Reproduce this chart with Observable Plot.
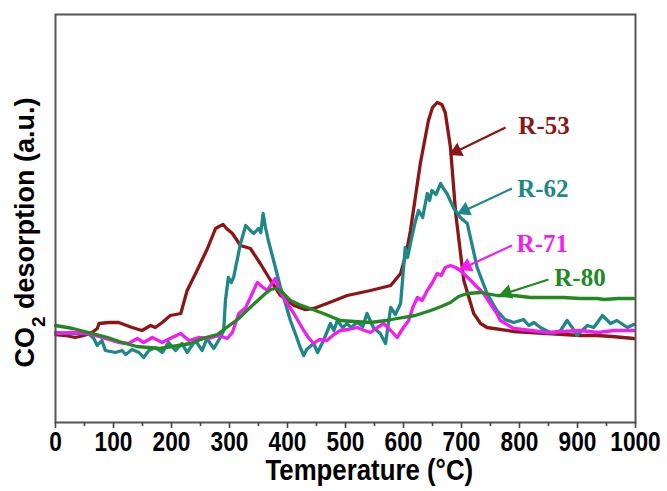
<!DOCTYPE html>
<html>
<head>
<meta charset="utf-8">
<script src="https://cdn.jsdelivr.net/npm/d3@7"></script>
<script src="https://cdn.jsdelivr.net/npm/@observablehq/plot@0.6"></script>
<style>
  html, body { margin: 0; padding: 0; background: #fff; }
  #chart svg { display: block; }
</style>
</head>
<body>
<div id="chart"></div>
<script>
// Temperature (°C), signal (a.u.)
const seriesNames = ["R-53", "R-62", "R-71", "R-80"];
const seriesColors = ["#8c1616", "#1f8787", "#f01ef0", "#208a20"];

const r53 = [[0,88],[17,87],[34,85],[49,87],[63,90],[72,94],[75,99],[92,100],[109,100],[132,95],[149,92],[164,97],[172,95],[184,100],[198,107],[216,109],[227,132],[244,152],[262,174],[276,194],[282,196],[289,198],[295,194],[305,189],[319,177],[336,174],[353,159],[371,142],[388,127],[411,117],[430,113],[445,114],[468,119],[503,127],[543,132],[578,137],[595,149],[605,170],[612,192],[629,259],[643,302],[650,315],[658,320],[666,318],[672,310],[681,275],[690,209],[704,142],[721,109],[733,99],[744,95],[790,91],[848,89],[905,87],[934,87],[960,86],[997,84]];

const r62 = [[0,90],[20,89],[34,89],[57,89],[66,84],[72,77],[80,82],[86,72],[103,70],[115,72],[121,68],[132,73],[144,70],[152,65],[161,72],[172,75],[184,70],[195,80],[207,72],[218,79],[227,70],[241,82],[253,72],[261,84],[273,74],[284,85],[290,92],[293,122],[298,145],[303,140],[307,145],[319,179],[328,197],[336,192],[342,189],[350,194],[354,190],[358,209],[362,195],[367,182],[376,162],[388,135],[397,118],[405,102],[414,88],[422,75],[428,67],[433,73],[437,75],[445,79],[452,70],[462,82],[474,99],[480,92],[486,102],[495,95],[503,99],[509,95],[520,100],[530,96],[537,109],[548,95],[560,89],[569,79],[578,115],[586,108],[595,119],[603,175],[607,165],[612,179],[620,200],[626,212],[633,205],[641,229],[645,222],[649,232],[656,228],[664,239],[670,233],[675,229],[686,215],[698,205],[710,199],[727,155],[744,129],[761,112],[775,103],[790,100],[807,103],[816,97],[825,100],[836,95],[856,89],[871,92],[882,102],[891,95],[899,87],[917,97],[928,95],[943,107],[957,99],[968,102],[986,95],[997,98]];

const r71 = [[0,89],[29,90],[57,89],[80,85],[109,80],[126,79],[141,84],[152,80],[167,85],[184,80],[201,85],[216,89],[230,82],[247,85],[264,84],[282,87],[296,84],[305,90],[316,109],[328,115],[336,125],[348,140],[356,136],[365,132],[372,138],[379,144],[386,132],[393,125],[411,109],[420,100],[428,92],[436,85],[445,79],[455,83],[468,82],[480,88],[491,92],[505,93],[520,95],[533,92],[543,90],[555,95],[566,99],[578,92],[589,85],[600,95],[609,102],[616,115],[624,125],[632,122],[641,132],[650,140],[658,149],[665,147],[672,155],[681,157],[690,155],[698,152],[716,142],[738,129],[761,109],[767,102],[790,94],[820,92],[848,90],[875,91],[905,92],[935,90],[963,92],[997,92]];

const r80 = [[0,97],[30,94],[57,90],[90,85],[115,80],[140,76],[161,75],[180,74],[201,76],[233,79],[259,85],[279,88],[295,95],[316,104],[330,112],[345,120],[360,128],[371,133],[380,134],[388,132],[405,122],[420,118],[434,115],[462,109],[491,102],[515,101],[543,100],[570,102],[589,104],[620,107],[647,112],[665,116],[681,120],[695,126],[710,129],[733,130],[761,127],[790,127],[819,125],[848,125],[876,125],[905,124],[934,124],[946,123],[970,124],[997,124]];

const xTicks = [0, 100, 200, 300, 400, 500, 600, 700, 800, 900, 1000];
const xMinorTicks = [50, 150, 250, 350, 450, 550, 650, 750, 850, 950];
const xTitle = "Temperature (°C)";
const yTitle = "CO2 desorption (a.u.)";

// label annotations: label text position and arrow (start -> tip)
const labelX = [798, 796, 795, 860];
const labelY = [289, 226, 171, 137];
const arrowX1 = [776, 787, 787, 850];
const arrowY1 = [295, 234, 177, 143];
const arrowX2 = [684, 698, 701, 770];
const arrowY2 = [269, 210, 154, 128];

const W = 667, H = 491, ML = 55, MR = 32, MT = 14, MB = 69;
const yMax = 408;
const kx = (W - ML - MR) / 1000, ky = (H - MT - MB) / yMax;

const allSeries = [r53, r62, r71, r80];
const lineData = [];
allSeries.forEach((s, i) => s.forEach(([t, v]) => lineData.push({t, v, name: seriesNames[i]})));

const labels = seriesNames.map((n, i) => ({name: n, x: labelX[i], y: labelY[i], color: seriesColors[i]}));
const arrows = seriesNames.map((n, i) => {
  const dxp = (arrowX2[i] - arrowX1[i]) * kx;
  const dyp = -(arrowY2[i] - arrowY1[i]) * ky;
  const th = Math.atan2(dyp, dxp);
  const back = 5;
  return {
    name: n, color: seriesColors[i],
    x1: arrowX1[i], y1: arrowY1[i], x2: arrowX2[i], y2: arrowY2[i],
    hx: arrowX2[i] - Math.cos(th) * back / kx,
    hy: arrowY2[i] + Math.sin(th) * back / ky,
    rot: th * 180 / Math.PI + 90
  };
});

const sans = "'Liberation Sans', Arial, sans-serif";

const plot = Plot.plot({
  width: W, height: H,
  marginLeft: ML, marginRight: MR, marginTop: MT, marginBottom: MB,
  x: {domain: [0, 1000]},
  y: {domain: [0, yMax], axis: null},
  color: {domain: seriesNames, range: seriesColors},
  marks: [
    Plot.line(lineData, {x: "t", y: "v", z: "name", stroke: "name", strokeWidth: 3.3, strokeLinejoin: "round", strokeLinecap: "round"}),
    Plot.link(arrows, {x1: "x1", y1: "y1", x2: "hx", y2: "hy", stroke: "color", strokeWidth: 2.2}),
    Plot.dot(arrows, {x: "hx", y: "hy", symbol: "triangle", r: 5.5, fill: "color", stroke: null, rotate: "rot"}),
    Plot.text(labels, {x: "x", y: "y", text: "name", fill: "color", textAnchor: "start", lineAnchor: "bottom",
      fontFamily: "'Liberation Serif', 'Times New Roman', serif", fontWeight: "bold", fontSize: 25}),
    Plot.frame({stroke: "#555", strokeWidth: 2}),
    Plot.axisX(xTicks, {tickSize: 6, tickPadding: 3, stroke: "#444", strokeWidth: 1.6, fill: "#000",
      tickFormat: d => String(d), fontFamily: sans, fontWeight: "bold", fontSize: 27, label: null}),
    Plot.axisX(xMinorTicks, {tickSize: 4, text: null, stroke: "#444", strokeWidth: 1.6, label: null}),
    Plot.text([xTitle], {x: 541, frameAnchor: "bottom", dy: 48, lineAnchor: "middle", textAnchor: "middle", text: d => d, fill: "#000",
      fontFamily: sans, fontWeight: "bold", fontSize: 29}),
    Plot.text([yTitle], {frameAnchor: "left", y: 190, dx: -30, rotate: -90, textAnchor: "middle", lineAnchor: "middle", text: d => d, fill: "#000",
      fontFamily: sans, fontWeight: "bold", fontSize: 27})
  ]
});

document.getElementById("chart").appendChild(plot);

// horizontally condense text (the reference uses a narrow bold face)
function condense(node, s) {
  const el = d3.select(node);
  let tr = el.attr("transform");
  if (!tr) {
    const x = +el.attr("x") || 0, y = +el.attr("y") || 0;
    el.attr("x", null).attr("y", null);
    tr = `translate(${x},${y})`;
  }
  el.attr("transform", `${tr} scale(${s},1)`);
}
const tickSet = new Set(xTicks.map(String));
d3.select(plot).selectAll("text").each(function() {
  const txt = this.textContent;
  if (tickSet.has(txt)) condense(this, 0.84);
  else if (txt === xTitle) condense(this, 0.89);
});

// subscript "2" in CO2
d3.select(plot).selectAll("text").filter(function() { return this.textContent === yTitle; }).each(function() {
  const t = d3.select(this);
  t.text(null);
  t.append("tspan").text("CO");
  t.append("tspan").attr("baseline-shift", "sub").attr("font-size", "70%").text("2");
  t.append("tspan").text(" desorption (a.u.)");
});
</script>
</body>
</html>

• _Task instructions_
Pull every line containing the word "this" out of the material and copy it.

• _Task result_
Reproduce this chart with Observable Plot.
  const txt = this.textContent;
  if (tickSet.has(txt)) condense(this, 0.84);
  else if (txt === xTitle) condense(this, 0.89);
d3.select(plot).selectAll("text").filter(function() { return this.textContent === yTitle; }).each(function() {
  const t = d3.select(this);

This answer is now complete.